Yo me auto publiqué en formato digital, como parte de un concurso para ganarme una publicación. No tenía ni tengo fondos para agenciarme una publicación en papel de mi bolsillo. Académicamente no soy nadie, no soy una profesora de literatura ni tengo una tesis en nada que respalde mi intento. Para ser 100% francos, cuando logré publicarla en digital, ni yo me creía que más de mil personas de distintos países hubiesen comprado mi novela en Kindle. No había releído mi novela en tres años y como parte de mi ataque de pánico dudaba profundamente hasta de su calidad original. Luego tuve otras ansiedades peores, mucho más específicas, gente que podía ofenderse, personajes que se parecían demasiado a personas de carne y hueso, la línea esa fina de lo vivido, de lo que hubiese querido que pasara, de lo que es demasiado literario para ser real y de lo que es demasiado real para ser literario y por último pero no menos intenso, la sensación de que todos pensaran que todo era tan pornográficamente autobiográfico como el blog al que los acostumbré a leerme por tantos años.  

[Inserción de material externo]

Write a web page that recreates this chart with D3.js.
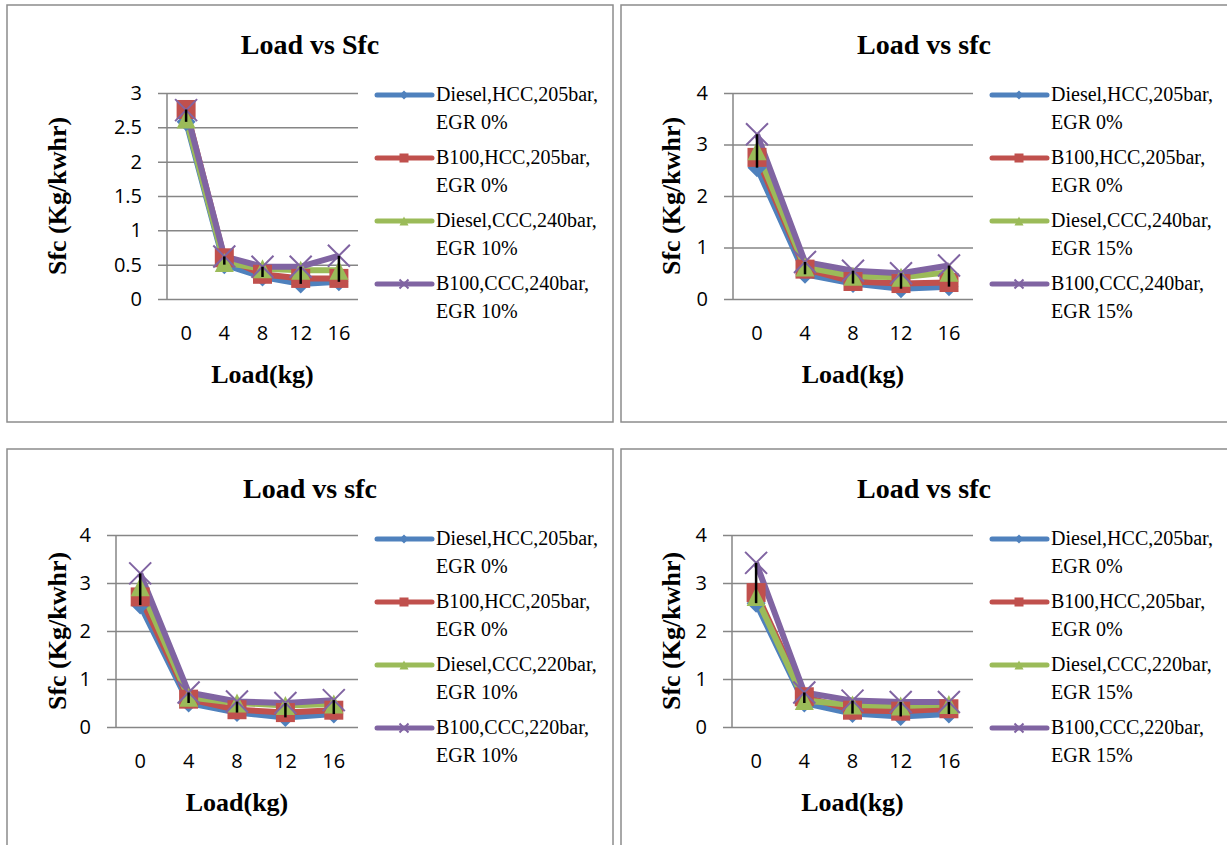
<!DOCTYPE html>
<html>
<head>
<meta charset="utf-8">
<script src="https://cdn.jsdelivr.net/npm/d3@7"></script>
<style>
body{margin:0;background:#fff;}
.tick text{font-family:"Open Sans",sans-serif;font-size:20px;fill:#000;}
</style>
</head>
<body>
<script>
var loads = ["0", "4", "8", "12", "16"];
var titles = ["Load vs Sfc", "Load vs sfc", "Load vs sfc", "Load vs sfc"];
var yTicksSmall = [0, 0.5, 1, 1.5, 2, 2.5, 3];
var yTicksLarge = [0, 1, 2, 3, 4];

// sfc values per panel: diesel HCC, B100 HCC, diesel CCC, B100 CCC
var sfcTopLeft = [
    [2.58, 0.50, 0.32, 0.22, 0.25],
    [2.76, 0.60, 0.36, 0.30, 0.30],
    [2.62, 0.53, 0.44, 0.42, 0.42],
    [2.75, 0.62, 0.47, 0.47, 0.63]
];
var sfcTopRight = [
    [2.55, 0.48, 0.30, 0.20, 0.24],
    [2.75, 0.58, 0.34, 0.30, 0.32],
    [2.88, 0.62, 0.44, 0.42, 0.52],
    [3.20, 0.72, 0.55, 0.50, 0.65]
];
var sfcBottomLeft = [
    [2.54, 0.50, 0.30, 0.20, 0.27],
    [2.71, 0.58, 0.36, 0.30, 0.35],
    [2.92, 0.62, 0.50, 0.45, 0.48],
    [3.20, 0.72, 0.53, 0.50, 0.56]
];
var sfcBottomRight = [
    [2.58, 0.50, 0.28, 0.22, 0.27],
    [2.80, 0.63, 0.35, 0.33, 0.38],
    [2.72, 0.55, 0.46, 0.44, 0.47],
    [3.42, 0.72, 0.55, 0.52, 0.52]
];

var legendTopLeft = [["Diesel,HCC,205bar,", "EGR 0%"], ["B100,HCC,205bar,", "EGR 0%"], ["Diesel,CCC,240bar,", "EGR 10%"], ["B100,CCC,240bar,", "EGR 10%"]];
var legendTopRight = [["Diesel,HCC,205bar,", "EGR 0%"], ["B100,HCC,205bar,", "EGR 0%"], ["Diesel,CCC,240bar,", "EGR 15%"], ["B100,CCC,240bar,", "EGR 15%"]];
var legendBottomLeft = [["Diesel,HCC,205bar,", "EGR 0%"], ["B100,HCC,205bar,", "EGR 0%"], ["Diesel,CCC,220bar,", "EGR 10%"], ["B100,CCC,220bar,", "EGR 10%"]];
var legendBottomRight = [["Diesel,HCC,205bar,", "EGR 0%"], ["B100,HCC,205bar,", "EGR 0%"], ["Diesel,CCC,220bar,", "EGR 15%"], ["B100,CCC,220bar,", "EGR 15%"]];

var colors = ["#4F81BD", "#C0504D", "#9BBB59", "#8064A2"];
var markers = ["diamond", "square", "triangle", "x"];

var svg = d3.select("body").append("svg")
    .attr("width", 1227)
    .attr("height", 845);

var panels = [
    {x: 7, y: 5, w: 606, h: 417, l: 167, r: 358, t: 93, b: 299, yMax: 3, ticks: yTicksSmall, data: sfcTopLeft, legend: legendTopLeft, title: titles[0]},
    {x: 621, y: 5, w: 612, h: 417, l: 733, r: 973, t: 93, b: 299, yMax: 4, ticks: yTicksLarge, data: sfcTopRight, legend: legendTopRight, title: titles[1]},
    {x: 7, y: 449, w: 606, h: 430, l: 116, r: 358, t: 535, b: 727, yMax: 4, ticks: yTicksLarge, data: sfcBottomLeft, legend: legendBottomLeft, title: titles[2]},
    {x: 621, y: 449, w: 612, h: 430, l: 732, r: 973, t: 535, b: 727, yMax: 4, ticks: yTicksLarge, data: sfcBottomRight, legend: legendBottomRight, title: titles[3]}
];

function drawMarker(g, type, cx, cy, size, color) {
    var h = size / 2;
    if (type == "diamond") {
        g.append("path")
            .attr("d", "M" + cx + "," + (cy - h) + "L" + (cx + h) + "," + cy + "L" + cx + "," + (cy + h) + "L" + (cx - h) + "," + cy + "Z")
            .attr("fill", color);
    } else if (type == "square") {
        g.append("rect")
            .attr("x", cx - h).attr("y", cy - h)
            .attr("width", size).attr("height", size)
            .attr("fill", color);
    } else if (type == "triangle") {
        g.append("path")
            .attr("d", "M" + cx + "," + (cy - h) + "L" + (cx + h) + "," + (cy + h) + "L" + (cx - h) + "," + (cy + h) + "Z")
            .attr("fill", color);
    } else {
        g.append("path")
            .attr("d", "M" + (cx - h) + "," + (cy - h) + "L" + (cx + h) + "," + (cy + h) + "M" + (cx + h) + "," + (cy - h) + "L" + (cx - h) + "," + (cy + h))
            .attr("stroke", color)
            .attr("stroke-width", 2)
            .attr("fill", "none");
    }
}

panels.forEach(function(p) {
    var g = svg.append("g");

    // panel frame
    g.append("rect")
        .attr("x", p.x).attr("y", p.y)
        .attr("width", p.w).attr("height", p.h)
        .attr("fill", "#fff")
        .attr("stroke", "#8c8c8c")
        .attr("stroke-width", 1.5);

    g.append("text")
        .attr("x", p.x + 303)
        .attr("y", p.y + 49)
        .attr("text-anchor", "middle")
        .style("font-family", "'Liberation Serif', serif")
        .style("font-weight", "bold")
        .style("font-size", "28px")
        .text(p.title);

    var x = d3.scaleBand()
        .domain(loads)
        .range([p.l, p.r]);

    var y = d3.scaleLinear()
        .domain([0, p.yMax])
        .range([p.b, p.t]);

    var plotW = p.r - p.l;

    // gridlines + y labels
    var yAxis = d3.axisLeft(y)
        .tickValues(p.ticks)
        .tickSize(plotW + 9)
        .tickPadding(16)
        .tickFormat(d3.format(""));

    var ya = g.append("g")
        .attr("transform", "translate(" + p.r + ",0)")
        .call(yAxis);
    ya.select(".domain").remove();
    ya.selectAll(".tick line").attr("stroke", "#868686").attr("stroke-width", 1.5);

    g.append("line")
        .attr("x1", p.l).attr("x2", p.l)
        .attr("y1", p.t).attr("y2", p.b)
        .attr("stroke", "#868686")
        .attr("stroke-width", 1.5);

    var xAxis = d3.axisBottom(x)
        .tickSize(0)
        .tickPadding(27);
    var xa = g.append("g")
        .attr("transform", "translate(0," + p.b + ")")
        .call(xAxis);
    xa.select(".domain").remove();

    g.append("text")
        .attr("x", (p.l + p.r) / 2)
        .attr("y", p.b + 84)
        .attr("text-anchor", "middle")
        .style("font-family", "'Liberation Serif', serif")
        .style("font-weight", "bold")
        .style("font-size", "26px")
        .text("Load(kg)");

    g.append("text")
        .attr("transform", "translate(" + (p.x + 50) + "," + ((p.t + p.b) / 2) + ") rotate(-90)")
        .attr("dy", "0.35em")
        .attr("text-anchor", "middle")
        .style("font-family", "'Liberation Serif', serif")
        .style("font-weight", "bold")
        .style("font-size", "26px")
        .text("Sfc (Kg/kwhr)");

    var cx = function(i) { return x(loads[i]) + x.bandwidth() / 2; };

    var line = d3.line()
        .x(function(d, i) { return cx(i); })
        .y(function(d) { return y(d); });

    p.data.forEach(function(s, k) {
        g.append("path")
            .datum(s)
            .attr("d", line)
            .attr("fill", "none")
            .attr("stroke", colors[k])
            .attr("stroke-width", 6)
            .attr("stroke-linejoin", "round");
    });

    p.data.forEach(function(s, k) {
        s.forEach(function(v, i) {
            drawMarker(g, markers[k], cx(i), y(v), k == 3 ? 22 : 19, colors[k]);
        });
    });

    // high-low lines
    loads.forEach(function(l, i) {
        var vals = p.data.map(function(s) { return s[i]; });
        g.append("line")
            .attr("x1", cx(i)).attr("x2", cx(i))
            .attr("y1", y(d3.max(vals))).attr("y2", y(d3.min(vals)))
            .attr("stroke", "#000")
            .attr("stroke-width", 2.5);
    });

    // legend
    var lx = p.r + 19;
    p.legend.forEach(function(lab, k) {
        var ly = p.y + 90 + k * 63;
        g.append("line")
            .attr("x1", lx).attr("x2", lx + 55)
            .attr("y1", ly).attr("y2", ly)
            .attr("stroke", colors[k])
            .attr("stroke-width", 5)
            .attr("stroke-linecap", "round");
        drawMarker(g, markers[k], lx + 27, ly, 9, colors[k]);
        var t = g.append("text")
            .attr("x", lx + 59)
            .attr("y", ly + 6)
            .style("font-family", "'Liberation Serif', serif")
            .style("font-size", "20px");
        t.append("tspan").attr("x", lx + 59).text(lab[0]);
        t.append("tspan").attr("x", lx + 59).attr("dy", 28).text(lab[1]);
    });
});
</script>
</body>
</html>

Cuando estaba en la universidad, un amigo era fanático de un escritor, dicho escritor nos visitó, y mi amigo, un chamaco brillante y súper introvertido, reunió el valor o la locura de preguntarle a su ídolo literario qué consejo le daría a un escritor de 20 años. Sin pensarlo dos veces, le dijo que no escribiera, que viviera, que a los veinte años uno no tenía nada que escribir, que se pusiera a vivir. Recuerdo casi escuchar no solo su corazón, sino su idolatría astillarse en mil pedazos. Yo leo mi novela, y me impresiona haber podido escribirla a mis veintitantos. También reconozco que, aunque quizás ahora pueda ser más metódica, más profunda, más estructuralmente maquiavélica al escribir, a mis 33 años no sería capaz de escribir esa novela. No sería capaz porque ahora tengo demasiado que perder, porque sé más que en ese entonces y a veces la madurez limita y edita de más. Mi novela es cruda, dolorosa, gráfica, pornográfica, valiente y sobre todas las cosas, bien honesta. Ojalá pueda sembrar un árbol, con esa promesa y arrojo de no tener nada que perder, rociarlo con lo que me queda de inocencia y por qué no, tener un hijo, al menos con la mitad de la honestidad con la que escribo.